等差数列The sum problem

The sum problem——中级
Description
Given a sequence 1,2,3,......N, your job is to calculate all the possible sub-sequences that the sum of the sub-sequence is M.
Input
Input contains multiple test cases. each case contains two integers N, M( 1 <= N, M <= 1000000000).input ends with N = M = 0.
Output
For each test case, print all the possible sub-sequence that its sum is M.The format is show in the sample below.print a blank line after each test case.
Sample Input
20 10
50 30
0 0
Sample Output
[1,4]
[10,10]

[4,8]
[6,9]
[9,11]
[30,30]

解题思路：

        一看到N,M的范围就知道不能直接暴力，于是想到等差数列。（a+1，a+2。。。a+n）

即a*n+n(n+1)/2==m,即n*n<m;所以枚举 1-sqrt（2*m）；如果a*n+n(n+1)/2==m成立即打印，注意枚举顺序从sqrt（2*m）到1。。。因为这个wa了一次。。

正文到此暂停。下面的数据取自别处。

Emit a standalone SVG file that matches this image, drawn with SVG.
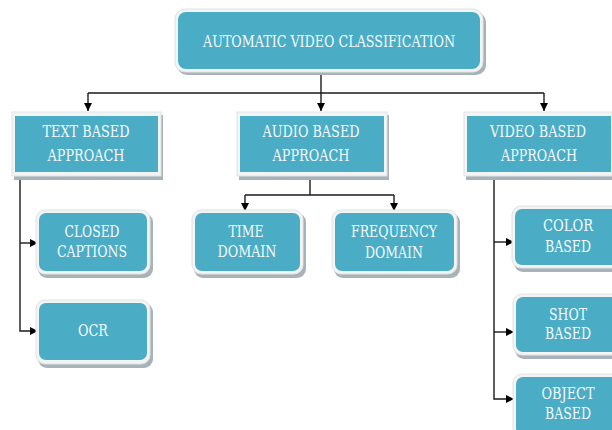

。

ac代码：

#include<bits/stdc++.h>
using namespace std;
typedef long long ll;
int main()
{
    ll n,m,t;
    while(~scanf("%lld%lld",&n,&m)){
        if(m==0&&n==0) break;
        ll t=sqrt(m*2.0);
        for(ll i=t;i>=1;i--){
            if((m-i*(i+1)/2)%i==0){
                ll a=(m-i*(i+1)/2)/i;
                printf("[%lld,%lld]\n",a+1,a+i);
            }
        }
        printf("\n");
    }
    return 0;
}